### INSTRUCTIONS TO FOLLOW
Copy out the whole listing exactly as written, leaving the pictures behind.
- - - - - - -
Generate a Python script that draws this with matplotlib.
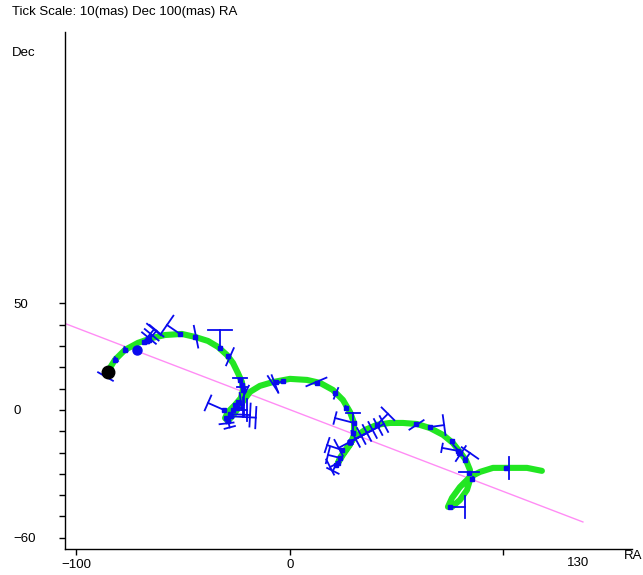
import matplotlib
matplotlib.use("Agg")
import matplotlib.pyplot as plt
import numpy as np

plt.rcParams["font.family"] = ["Liberation Sans", "DejaVu Sans"]

# model path of the star (RA offset, Dec offset)
path_ra = [-85.4, -82.0, -77.3, -71.2, -64.6, -58.5, -50.6, -44.5, -38.4, -33.7, -29.5, -26.7,
           -24.4, -22.5, -22.0, -23.0, -25.8, -29.0, -30.4, -29.0, -26.2, -22.5, -18.7, -14.1,
           -8.0, 0.0, 8.0, 14.1, 20.1, 24.8, 28.1, 30.0, 30.0, 28.1, 24.8, 22.5, 23.4, 26.7,
           30.4, 35.1, 40.7, 46.8, 52.9, 59.5, 65.6, 71.7, 76.3, 79.6, 82.4, 84.3, 84.3, 82.9,
           79.6, 75.9, 74.0, 75.9, 79.6, 84.3, 89.0, 95.1, 103.0, 111.0, 118.0]
path_dec = [18.0, 23.5, 28.2, 31.5, 33.8, 35.2, 35.7, 34.3, 32.4, 29.6, 25.8, 22.1,
            17.4, 13.1, 9.4, 5.6, 2.3, -0.9, -3.8, -5.2, -1.9, 3.3, 8.5, 11.3,
            13.1, 14.6, 14.1, 12.7, 9.4, 4.7, -0.9, -6.1, -11.7, -16.4, -21.1, -24.9, -22.5, -17.8,
            -12.7, -9.4, -7.0, -6.1, -6.1, -6.6, -8.5, -11.7, -15.5, -19.7, -23.5, -28.2, -32.9, -37.6,
            -42.3, -45.5, -45.5, -41.3, -36.2, -31.5, -29.1, -27.2, -27.2, -27.2, -28.6]

# observations: position, residual vector along scan, half length of scan-line bar
obs_ra = [-85.2, -81.8, -77.3, -67.0, -67.0, -66.0, -68.5, -51.5, -44.5, -32.8, -29.0, -23.4,
          -22.5, -22.0, -25.8, -26.7, -28.1, -24.4, -30.0, -30.9, -29.0, -3.3, -6.6, 12.6,
          21.1, 30.0, 29.5, 28.1, 28.1, 28.1, 28.1, 28.1, 28.1, 28.1, 23.4, 22.5, 24.4, 21.5,
          40.7, 59.0, 65.6, 78.7, 79.2, 79.6, 82.0, 83.8, 85.2, 101.0, 75.0, 75.9, 26.2,
          -27.5, -25.0]
obs_dec = [17.8, 23.5, 28.2, 32.6, 32.6, 33.0, 32.0, 35.7, 34.3, 29.1, 25.4, 14.0,
           11.5, 9.4, 2.3, 0.0, -1.9, 3.8, -3.8, 0.0, -5.2, 13.6, 13.1, 12.7,
           8.0, -6.1, -10.8, -15.0, -15.0, -15.0, -15.0, -15.0, -15.0, -15.0, -22.5, -24.9, -18.8, -25.8,
           -7.0, -6.6, -8.0, -19.2, -20.2, -20.2, -23.5, -29.6, -32.4, -27.2, -45.5, -14.6, 1.0,
           -3.0, 1.0]
res_ra = [-1.2, 0.5, 0.5, 0.96, 2.24, 3.5, 4.8, -6.1, 0.5, 0.0, 0.9, 0.0,
          0.0, 1.4, 4.2, 6.6, 9.4, 1.4, 0.3, -7.5, 0.8, -3.7, -1.4, -0.2,
          0.47, -8.9, 0.0, -5.3, 2.65, 5.3, 7.95, 10.6, 13.2, 15.9, -5.6, -3.7, -7.0, -1.4,
          5.2, 0.28, 6.6, -7.5, 0.37, 0.42, 2.3, 0.0, 0.3, 1.4, 7.0, 0.4, 0.3,
          11.5, 2.8]
res_dec = [-2.1, 0.4, 0.4, 1.16, 2.7, 4.2, 5.8, 4.2, 0.1, 8.5, -0.4, 0.8,
           -0.8, -0.7, 0.0, 0.0, -0.5, 0.2, -2.5, 3.3, -3.0, -1.4, -0.9, 0.47,
           -0.19, 2.3, 9.4, -2.8, 1.41, 2.8, 4.2, 5.6, 7.0, 8.4, 1.4, -1.9, 2.3, -2.8,
           5.2, -0.42, 0.9, 1.4, 0.33, -0.28, 3.3, 0.3, 0.0, 0.0, 0.0, -0.3, 0.2,
           -0.6, 0.0]
bar_half = [4.0, 1.2, 1.2, 4.2, 4.2, 4.2, 4.2, 5.3, 5.2, 5.6, 4.4, 3.3,
            2.5, 3.0, 5.0, 5.2, 5.4, 4.0, 3.3, 3.8, 2.5, 4.4, 4.4, 5.1,
            2.7, 2.8, 3.3, 4.2, 4.2, 4.2, 4.2, 4.2, 4.2, 4.2, 4.0, 4.0, 3.5, 3.0,
            4.2, 4.0, 4.7, 2.0, 4.7, 4.2, 4.7, 4.7, 0.8, 5.2, 5.2, 0.8, 0.8,
            5.0, 4.5]

# proper motion line
pm_ra = [-105.9, 137.2]
pm_dec = [40.8, -52.6]

start_ra, start_dec = -85.4, 18.0
ref_ra, ref_dec = -71.7, 28.2

y_ticks = list(range(-60, 51, 10))
y_labels = ["\u221260" if t == -60 else str(t) if t in (0, 50) else "" for t in y_ticks]
x_ticks = [-100, 0, 100]
x_labels = ["\u2212100", "0", ""]

fig = plt.figure(figsize=(6.43, 5.75), dpi=100)
ax = fig.add_axes([64.5 / 643, 26 / 575, 567.5 / 643, 517 / 575])

ax.plot(pm_ra, pm_dec, color="#ff8cf5", lw=1.0, zorder=1)
ax.plot(path_ra, path_dec, color="#22e622", lw=4.4, solid_capstyle="round",
        solid_joinstyle="round", zorder=2)

blue = "#0a0aee"
for x, y, dx, dy, h in zip(obs_ra, obs_dec, res_ra, res_dec, bar_half):
    ex, ey = x + dx, y + dy
    n = np.hypot(dx, dy)
    px, py = -dy / n, dx / n
    ax.plot([x, ex], [y, ey], color=blue, lw=1.3, zorder=3)
    ax.plot([ex - h * px, ex + h * px], [ey - h * py, ey + h * py], color=blue, lw=1.3, zorder=3)
    ax.plot(x, y, "s", color=blue, ms=3.3, zorder=3)

ax.plot(ref_ra, ref_dec, "o", color=blue, ms=6.5, zorder=4)
ax.plot(start_ra, start_dec, "o", color="black", ms=9, zorder=5)

ax.set_xlim(-105.6, 160.2)
ax.set_ylim(-65.3, 177.5)

for s in ("top", "right"):
    ax.spines[s].set_visible(False)
ax.spines["left"].set_linewidth(1.0)
ax.spines["bottom"].set_linewidth(1.0)

ax.set_yticks(y_ticks)
ax.set_yticklabels(y_labels, ha="left", fontsize=9.5)
ax.tick_params(axis="y", length=4, width=1, pad=33)
ax.set_xticks(x_ticks)
ax.set_xticklabels(x_labels, fontsize=9.5)
ax.tick_params(axis="x", length=4, width=1, pad=3)
ax.text(135, -69, "130", ha="center", va="top", fontsize=9.5, clip_on=False)

fig.text(12 / 643, 1 - 12.5 / 575, "Tick Scale: 10(mas) Dec 100(mas) RA", fontsize=9.5,
         ha="left", va="center")
fig.text(12 / 643, 1 - 53 / 575, "Dec", fontsize=9.5, ha="left", va="center")
fig.text(624 / 643, 1 - 556 / 575, "RA", fontsize=9.5, ha="left", va="center")

fig.savefig("out.png", dpi=100)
- - - - - - -
### RESPONSE TO THIS TASK
Generate a Python script that draws this with matplotlib.
import matplotlib
matplotlib.use("Agg")
import matplotlib.pyplot as plt
import numpy as np

plt.rcParams["font.family"] = ["Liberation Sans", "DejaVu Sans"]

# model path of the star (RA offset, Dec offset)
path_ra = [-85.4, -82.0, -77.3, -71.2, -64.6, -58.5, -50.6, -44.5, -38.4, -33.7, -29.5, -26.7,
           -24.4, -22.5, -22.0, -23.0, -25.8, -29.0, -30.4, -29.0, -26.2, -22.5, -18.7, -14.1,
           -8.0, 0.0, 8.0, 14.1, 20.1, 24.8, 28.1, 30.0, 30.0, 28.1, 24.8, 22.5, 23.4, 26.7,
           30.4, 35.1, 40.7, 46.8, 52.9, 59.5, 65.6, 71.7, 76.3, 79.6, 82.4, 84.3, 84.3, 82.9,
           79.6, 75.9, 74.0, 75.9, 79.6, 84.3, 89.0, 95.1, 103.0, 111.0, 118.0]
path_dec = [18.0, 23.5, 28.2, 31.5, 33.8, 35.2, 35.7, 34.3, 32.4, 29.6, 25.8, 22.1,
            17.4, 13.1, 9.4, 5.6, 2.3, -0.9, -3.8, -5.2, -1.9, 3.3, 8.5, 11.3,
            13.1, 14.6, 14.1, 12.7, 9.4, 4.7, -0.9, -6.1, -11.7, -16.4, -21.1, -24.9, -22.5, -17.8,
            -12.7, -9.4, -7.0, -6.1, -6.1, -6.6, -8.5, -11.7, -15.5, -19.7, -23.5, -28.2, -32.9, -37.6,
            -42.3, -45.5, -45.5, -41.3, -36.2, -31.5, -29.1, -27.2, -27.2, -27.2, -28.6]

# observations: position, residual vector along scan, half length of scan-line bar
obs_ra = [-85.2, -81.8, -77.3, -67.0, -67.0, -66.0, -68.5, -51.5, -44.5, -32.8, -29.0, -23.4,
          -22.5, -22.0, -25.8, -26.7, -28.1, -24.4, -30.0, -30.9, -29.0, -3.3, -6.6, 12.6,
          21.1, 30.0, 29.5, 28.1, 28.1, 28.1, 28.1, 28.1, 28.1, 28.1, 23.4, 22.5, 24.4, 21.5,
          40.7, 59.0, 65.6, 78.7, 79.2, 79.6, 82.0, 83.8, 85.2, 101.0, 75.0, 75.9, 26.2,
          -27.5, -25.0]
obs_dec = [17.8, 23.5, 28.2, 32.6, 32.6, 33.0, 32.0, 35.7, 34.3, 29.1, 25.4, 14.0,
           11.5, 9.4, 2.3, 0.0, -1.9, 3.8, -3.8, 0.0, -5.2, 13.6, 13.1, 12.7,
           8.0, -6.1, -10.8, -15.0, -15.0, -15.0, -15.0, -15.0, -15.0, -15.0, -22.5, -24.9, -18.8, -25.8,
           -7.0, -6.6, -8.0, -19.2, -20.2, -20.2, -23.5, -29.6, -32.4, -27.2, -45.5, -14.6, 1.0,
           -3.0, 1.0]
res_ra = [-1.2, 0.5, 0.5, 0.96, 2.24, 3.5, 4.8, -6.1, 0.5, 0.0, 0.9, 0.0,
          0.0, 1.4, 4.2, 6.6, 9.4, 1.4, 0.3, -7.5, 0.8, -3.7, -1.4, -0.2,
          0.47, -8.9, 0.0, -5.3, 2.65, 5.3, 7.95, 10.6, 13.2, 15.9, -5.6, -3.7, -7.0, -1.4,
          5.2, 0.28, 6.6, -7.5, 0.37, 0.42, 2.3, 0.0, 0.3, 1.4, 7.0, 0.4, 0.3,
          11.5, 2.8]
res_dec = [-2.1, 0.4, 0.4, 1.16, 2.7, 4.2, 5.8, 4.2, 0.1, 8.5, -0.4, 0.8,
           -0.8, -0.7, 0.0, 0.0, -0.5, 0.2, -2.5, 3.3, -3.0, -1.4, -0.9, 0.47,
           -0.19, 2.3, 9.4, -2.8, 1.41, 2.8, 4.2, 5.6, 7.0, 8.4, 1.4, -1.9, 2.3, -2.8,
           5.2, -0.42, 0.9, 1.4, 0.33, -0.28, 3.3, 0.3, 0.0, 0.0, 0.0, -0.3, 0.2,
           -0.6, 0.0]
bar_half = [4.0, 1.2, 1.2, 4.2, 4.2, 4.2, 4.2, 5.3, 5.2, 5.6, 4.4, 3.3,
            2.5, 3.0, 5.0, 5.2, 5.4, 4.0, 3.3, 3.8, 2.5, 4.4, 4.4, 5.1,
            2.7, 2.8, 3.3, 4.2, 4.2, 4.2, 4.2, 4.2, 4.2, 4.2, 4.0, 4.0, 3.5, 3.0,
            4.2, 4.0, 4.7, 2.0, 4.7, 4.2, 4.7, 4.7, 0.8, 5.2, 5.2, 0.8, 0.8,
            5.0, 4.5]

# proper motion line
pm_ra = [-105.9, 137.2]
pm_dec = [40.8, -52.6]

start_ra, start_dec = -85.4, 18.0
ref_ra, ref_dec = -71.7, 28.2

y_ticks = list(range(-60, 51, 10))
y_labels = ["\u221260" if t == -60 else str(t) if t in (0, 50) else "" for t in y_ticks]
x_ticks = [-100, 0, 100]
x_labels = ["\u2212100", "0", ""]

fig = plt.figure(figsize=(6.43, 5.75), dpi=100)
ax = fig.add_axes([64.5 / 643, 26 / 575, 567.5 / 643, 517 / 575])

ax.plot(pm_ra, pm_dec, color="#ff8cf5", lw=1.0, zorder=1)
ax.plot(path_ra, path_dec, color="#22e622", lw=4.4, solid_capstyle="round",
        solid_joinstyle="round", zorder=2)

blue = "#0a0aee"
for x, y, dx, dy, h in zip(obs_ra, obs_dec, res_ra, res_dec, bar_half):
    ex, ey = x + dx, y + dy
    n = np.hypot(dx, dy)
    px, py = -dy / n, dx / n
    ax.plot([x, ex], [y, ey], color=blue, lw=1.3, zorder=3)
    ax.plot([ex - h * px, ex + h * px], [ey - h * py, ey + h * py], color=blue, lw=1.3, zorder=3)
    ax.plot(x, y, "s", color=blue, ms=3.3, zorder=3)

ax.plot(ref_ra, ref_dec, "o", color=blue, ms=6.5, zorder=4)
ax.plot(start_ra, start_dec, "o", color="black", ms=9, zorder=5)

ax.set_xlim(-105.6, 160.2)
ax.set_ylim(-65.3, 177.5)

for s in ("top", "right"):
    ax.spines[s].set_visible(False)
ax.spines["left"].set_linewidth(1.0)
ax.spines["bottom"].set_linewidth(1.0)

ax.set_yticks(y_ticks)
ax.set_yticklabels(y_labels, ha="left", fontsize=9.5)
ax.tick_params(axis="y", length=4, width=1, pad=33)
ax.set_xticks(x_ticks)
ax.set_xticklabels(x_labels, fontsize=9.5)
ax.tick_params(axis="x", length=4, width=1, pad=3)
ax.text(135, -69, "130", ha="center", va="top", fontsize=9.5, clip_on=False)

fig.text(12 / 643, 1 - 12.5 / 575, "Tick Scale: 10(mas) Dec 100(mas) RA", fontsize=9.5,
         ha="left", va="center")
fig.text(12 / 643, 1 - 53 / 575, "Dec", fontsize=9.5, ha="left", va="center")
fig.text(624 / 643, 1 - 556 / 575, "RA", fontsize=9.5, ha="left", va="center")

fig.savefig("out.png", dpi=100)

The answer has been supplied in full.